Однако ни Александр, ни его преемник не прочли записок… Беда иной литературы, язвил Вяземский, состоит в том, что мыслящие люди не пишут, а пишущие не мыслят. Не худо добавить: беда состоит еще и в том, что, когда мыслящие люди пишут, их не печатают. Рукопись Василия Михайловича попала в типографию десятилетия спустя [56].
Его взгляды и требования, его боль и мука были тождественны декабристским. Моряки-декабристы из крепости указывали на те же язвы, на которые указывал он в домашнем одиночестве.
Но желание делать хорошую мину при плохой игре – смертный грех официальной России. Годы и годы минули после Севастополя, после Крымской войны, народился флот паровой и броненосный. Однако бюрократия, косность, лихоимство существовали, как и во времена Головнина. И опять были трезвые люди, предсказывающие Цусиму. Но с физиономии официальной России по-прежнему не сходила «хорошая» мина.
Как жить? Чем и зачем жить?
Не сразу все это поднялось в рост. Сперва был страх. Унизительный и беспощадный. Ни с чем не сравнимое, особое свойство у особого страха, который мнет душу перед арестом. Такого не испытаешь ни в бою, ни в штормовую ночь.
Если верить Завалишину, Василию Михайловичу, конечно, следовало ждать фельдъегерскую тройку. Если не верить Завалишину, то все равно следовало ждать: могли подозревать, могли донести. Подозревать было в чем, доносить было о чем.

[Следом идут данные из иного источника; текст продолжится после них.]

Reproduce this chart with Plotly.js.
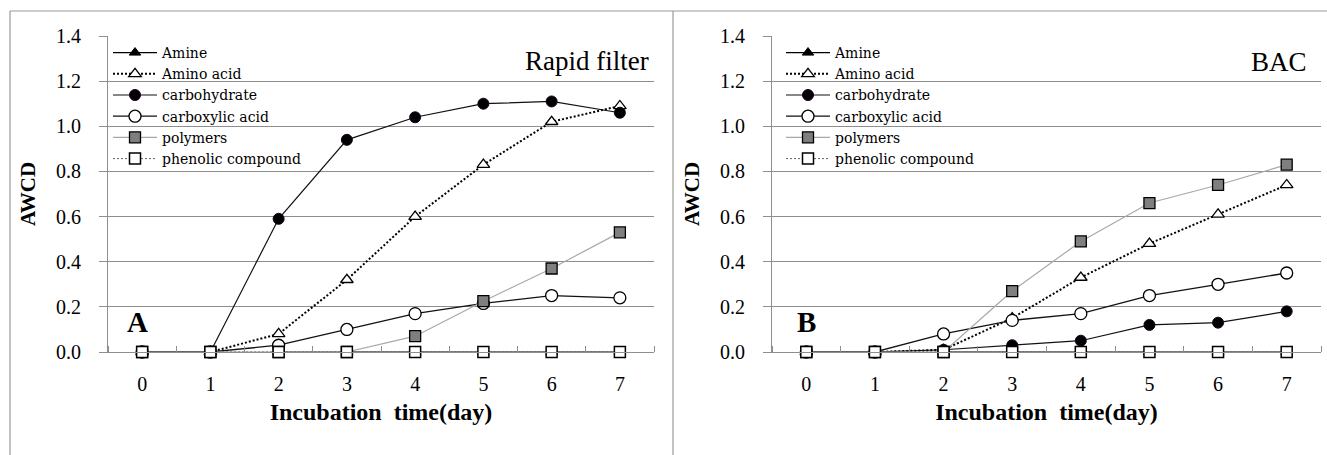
<!DOCTYPE html>
<html>
<head>
<meta charset="utf-8">
<script src="https://cdn.plot.ly/plotly-3.0.1.min.js"></script>
<style>
html,body{margin:0;padding:0;background:#fff;}
#chart{width:1327px;height:455px;}
</style>
</head>
<body>
<div id="chart"></div>
<script>
// ---- data ----
const days = [0, 1, 2, 3, 4, 5, 6, 7];
const seriesNames = ['Amine', 'Amino acid', 'carbohydrate', 'carboxylic acid', 'polymers', 'phenolic compound'];

// Panel A: Rapid filter
const rfAmine        = [null, null, 0, 0, 0, 0, 0, 0];
const rfAminoAcid    = [0, 0, 0.08, 0.32, 0.60, 0.83, 1.02, 1.09];
const rfCarbohydrate = [0, 0, 0.59, 0.94, 1.04, 1.10, 1.11, 1.06];
const rfCarboxylic   = [0, 0, 0.03, 0.10, 0.17, 0.215, 0.25, 0.24];
const rfPolymers     = [0, 0, 0, 0, 0.07, 0.225, 0.37, 0.53];
const rfPhenolic     = [0, 0, 0, 0, 0, 0, 0, 0];

// Panel B: BAC
const bacAmine        = [null, null, 0, 0, 0, 0, 0, 0];
const bacAminoAcid    = [0, 0, 0.01, 0.15, 0.33, 0.48, 0.61, 0.74];
const bacCarbohydrate = [0, 0, 0.01, 0.03, 0.05, 0.12, 0.13, 0.18];
const bacCarboxylic   = [0, 0, 0.08, 0.14, 0.17, 0.25, 0.30, 0.35];
const bacPolymers     = [0, 0, 0, 0.27, 0.49, 0.66, 0.74, 0.83];
const bacPhenolic     = [0, 0, 0, 0, 0, 0, 0, 0];

const yTicks = [0, 0.2, 0.4, 0.6, 0.8, 1.0, 1.2, 1.4];
const xMinorTicks = [-0.5, 0.5, 1.5, 2.5, 3.5, 4.5, 5.5, 6.5, 7.5];

// ---- styling ----
const W = 1327, H = 455;
const px = v => v / W;
const py = v => (H - v) / H;
const SERIF = '"Liberation Serif", "Times New Roman", Times, serif';
const WIDESERIF = '"DejaVu Serif", "Liberation Serif", serif';
const GRID = '#8e8e8e';

const styles = [
  {marker:{symbol:'triangle-up', size:10, color:'#000', line:{color:'#000', width:1}}, line:{color:'#000', width:1.2}},
  {marker:{symbol:'triangle-up', size:11, color:'#fff', line:{color:'#000', width:1.3}}, line:{color:'#000', width:2, dash:'2px,2px'}},
  {marker:{symbol:'circle', size:11, color:'#000', line:{color:'#1a0020', width:1}}, line:{color:'#111', width:1.2}},
  {marker:{symbol:'circle', size:12, color:'#fff', line:{color:'#000', width:1.3}}, line:{color:'#111', width:1.3}},
  {marker:{symbol:'square', size:11, color:'#7f7f7f', line:{color:'#000', width:1.3}}, line:{color:'#a8a8a8', width:1.2}},
  {marker:{symbol:'square', size:11, color:'#fff', line:{color:'#000', width:1.5}}, line:{color:'#666', width:1, dash:'2px,2px'}}
];

function panelTraces(vals, xa, ya, legendId) {
  return vals.map((v, i) => ({
    type: 'scatter', mode: 'lines+markers',
    x: days, y: v, name: seriesNames[i],
    xaxis: xa, yaxis: ya, legend: legendId,
    marker: styles[i].marker, line: styles[i].line,
    cliponaxis: false, connectgaps: false, hoverinfo: 'x+y+name'
  }));
}

const data = [
  ...panelTraces([rfAmine, rfAminoAcid, rfCarbohydrate, rfCarboxylic, rfPolymers, rfPhenolic], 'x', 'y', 'legend'),
  ...panelTraces([bacAmine, bacAminoAcid, bacCarbohydrate, bacCarboxylic, bacPolymers, bacPhenolic], 'x2', 'y2', 'legend2')
];

function xAxis(domain, anchor) {
  return {
    domain: domain, anchor: anchor, range: [-0.5, 7.5],
    tickmode: 'array', tickvals: days, ticks: '',
    ticklabelstandoff: 14,
    tickfont: {family: SERIF, size: 20, color: '#000'},
    showgrid: false, zeroline: false,
    showline: true, linecolor: GRID, linewidth: 1,
    minor: {tickmode: 'array', tickvals: xMinorTicks, ticks: 'inside', ticklen: 6, tickcolor: GRID, tickwidth: 1, showgrid: false},
    title: {text: 'Incubation  time(day)', font: {family: SERIF, size: 24, color: '#000', weight: 'bold'}, standoff: 9},
    fixedrange: true
  };
}
function yAxis(anchor) {
  return {
    domain: [py(352), py(36)], anchor: anchor, range: [0, 1.4],
    tickmode: 'array', tickvals: yTicks, tickformat: '.1f',
    ticks: 'outside', ticklen: 8, tickcolor: GRID, tickwidth: 1,
    ticklabelstandoff: 14,
    tickfont: {family: SERIF, size: 20, color: '#000'},
    showgrid: true, gridcolor: GRID, gridwidth: 1, zeroline: false,
    showline: true, linecolor: GRID, linewidth: 1,
    title: {text: 'AWCD', font: {family: SERIF, size: 21, color: '#000', weight: 'bold'}, standoff: 14},
    fixedrange: true
  };
}

function legend(xPx, yPx) {
  return {
    x: px(xPx), y: py(yPx), xanchor: 'left', yanchor: 'top',
    bgcolor: 'rgba(255,255,255,0)', borderwidth: 0,
    font: {family: WIDESERIF, size: 14, color: '#000'},
    itemwidth: 44, itemsizing: 'trace',
    tracegroupgap: 0, itemclick: false, itemdoubleclick: false
  };
}

function mask(x0, x1, y0, y1) {
  return {type: 'rect', xref: 'paper', yref: 'paper', x0: px(x0), x1: px(x1), y0: py(y1), y1: py(y0),
          fillcolor: '#fff', line: {width: 0}, layer: 'between'};
}
function frameLine(x0, y0, x1, y1) {
  return {type: 'line', xref: 'paper', yref: 'paper', x0: px(x0), y0: py(y0), x1: px(x1), y1: py(y1),
          line: {color: '#9a9a9a', width: 1.2}, layer: 'above'};
}

const layout = {
  width: W, height: H,
  margin: {l: 0, r: 0, t: 0, b: 0},
  paper_bgcolor: '#fff', plot_bgcolor: 'rgba(0,0,0,0)',
  showlegend: true,
  font: {family: SERIF},
  xaxis: xAxis([px(108), px(654)], 'y'),
  yaxis: yAxis('x'),
  xaxis2: xAxis([px(772), px(1321)], 'y2'),
  yaxis2: yAxis('x2'),
  legend: legend(108, 37),
  legend2: legend(781, 37),
  shapes: [
    mask(109, 320, 40, 168),
    mask(773, 999, 40, 168),
    mask(109, 158, 300, 340),
    mask(773, 822, 300, 340),
    frameLine(10, 11, 10, 460),
    frameLine(10, 11, 1327, 11),
    frameLine(673, 11, 673, 460)
  ],
  annotations: [
    {xref: 'paper', yref: 'paper', x: px(651), y: py(61), xanchor: 'right', yanchor: 'middle', showarrow: false,
     text: 'Rapid filter', font: {family: SERIF, size: 27, color: '#000'}},
    {xref: 'paper', yref: 'paper', x: px(1309), y: py(62), xanchor: 'right', yanchor: 'middle', showarrow: false,
     text: 'BAC', font: {family: SERIF, size: 27, color: '#000'}},
    {xref: 'paper', yref: 'paper', x: px(137), y: py(322), xanchor: 'center', yanchor: 'middle', showarrow: false,
     text: 'A', font: {family: SERIF, size: 29, color: '#000', weight: 'bold'}},
    {xref: 'paper', yref: 'paper', x: px(806), y: py(322), xanchor: 'center', yanchor: 'middle', showarrow: false,
     text: 'B', font: {family: SERIF, size: 29, color: '#000', weight: 'bold'}}
  ]
};

Plotly.newPlot('chart', data, layout, {displayModeBar: false});
</script>
</body>
</html>
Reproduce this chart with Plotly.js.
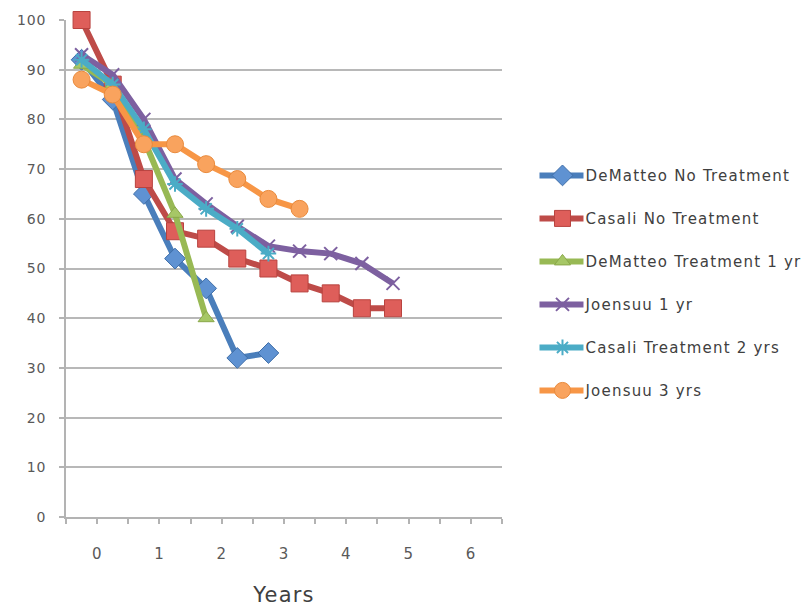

Ожидание ареста хуже ареста. Военная храбрость не однозначна с гражданской, как смерть на миру со смертью в каземате… И фельдъегерь явился. Не за капитан-командором, а за лейтенантом Феопемптом Лутковским. Должно быть, в ту минуту капитан-командор ощутил мгновенную постыдную радость и постыдное облегчение. Но следом накрыла его, как вал, набежавший с кормы, тяжкая печаль: Феопемпта он любил.
Потом он узнал, что его родственника, его офицера для поручений, всего-навсего отослали на Черное море [57].
Сверстники и товарищи Феопемпта сидели в крепости. По выражению Бенкендорфа, процесс над декабристами вели с «возможной степенью законности и гласности». Восхитительно: «возможная степень», и шабаш.
Летом 1826 года верховный уголовный суд «совершил вверенное ему дело». В тринадцатый день июля пятерых повесили. День выдался светлый, играл военный оркестр. Приговоренные не дрогнули. Царь сообщил маменьке, «порфироносной вдове»: «Гнусные и вели себя гнусно, без всякого достоинства».
В тот же день флот простился с моряками-декабристами. Гражданская казнь была исполнена на адмиральском фрегате. Ритуал ее во всех деталях не потяготился составить «рыцарственный» государь.